The case of Saracina v. Cotoia, 417 Pa. 80, cited by the lower court is not apposite. There, the amendment was not allowed because the plaintiff attempted to bring in for primary liability, after the statute of limitations had expired, a new party.

Neither is the second averment of mea culpa of the lower court of such a character as to warrant a new trial. While trial rules and procedure must be obeyed in order to assure just verdicts based on evidence, it does not follow that a new trial is imperative if it is demonstrated that a slight deviation from the highway of technical procedure did not take justice over the brink. The trial court says that "it failed to instruct fully as to the effect of life expectancy, as determined by life expectancy tables."

It is true that the charge in this respect suffered in content. It is not apparent, however, that the fundamentals of life expectancy, in connection with future loss of earning power, were not adequately communicated to the jury. The resulting verdict would indicate that neither side suffered from the lack of a fuller treatment of the subject.

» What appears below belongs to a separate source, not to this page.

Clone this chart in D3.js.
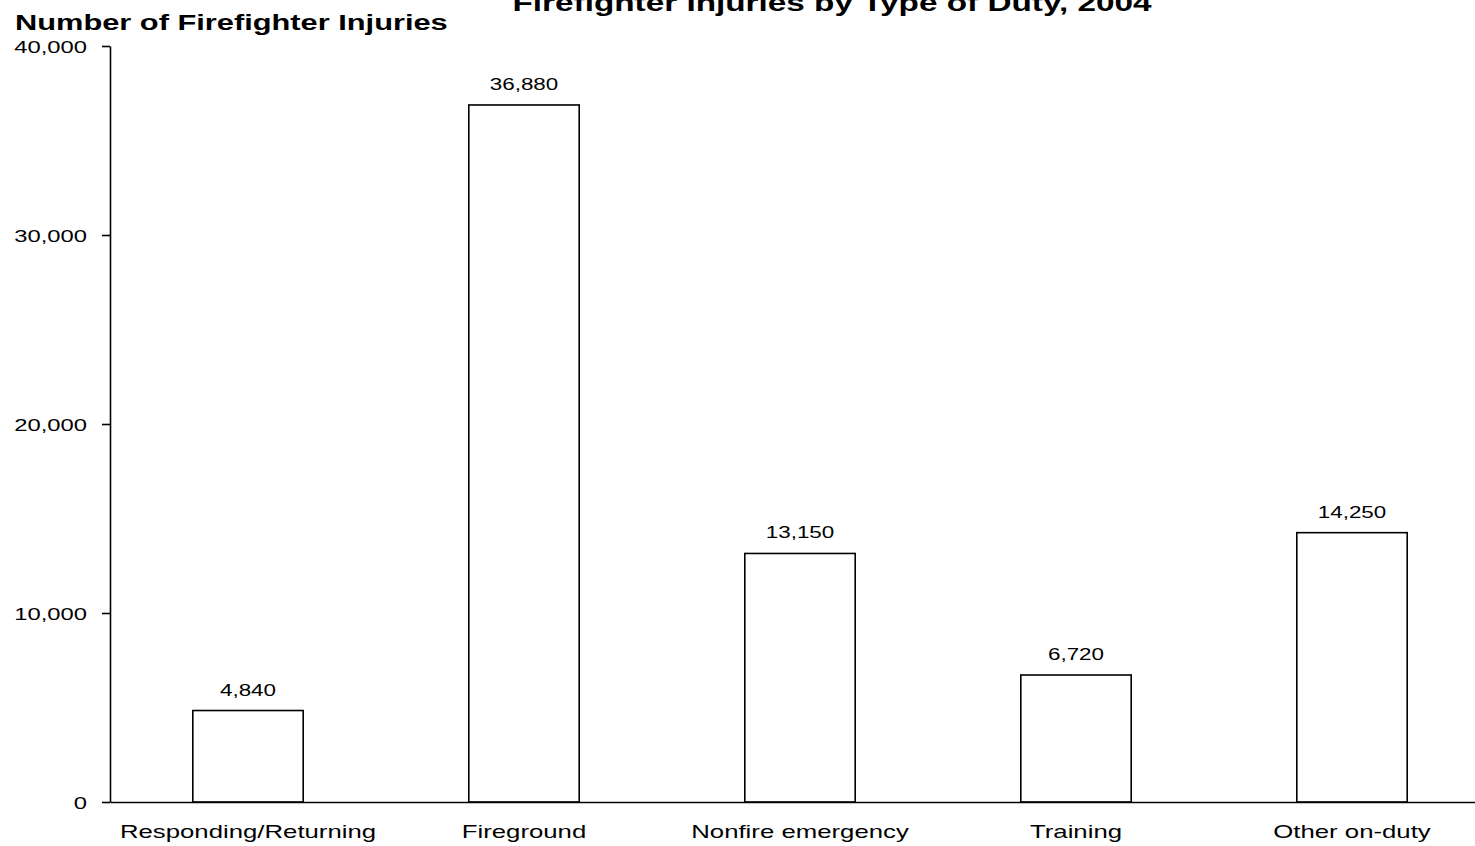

The complaint raised by the appellant on this feature of this case had its prototype in the case of Butz v. Manning, 320 Pa. 336, where this Court, speaking through Justice SCHAFFER, concluded that the scarcity of steam in the engine of the charge did not fail to carry the reasoning of the jury to a just and fair termination *468 of the litigation, and accordingly affirmed the judgment: "Complaint is made that the court did not properly instruct the jury concerning the use of life expectancy tables and concerning the subject of present worth. While it may be said that the instructions in both respects were somewhat scanty, we are fully satisfied from the moderateness of the verdict that appellant was in no way prejudiced thereby."

We are satisfied here that justice has been done and that a retrial of the cause is unnecessary.

Order reversed with directions that judgment be entered on the verdict.

NOTES

[*] They had also filed a motion for judgment n.o.v., which was later abandoned.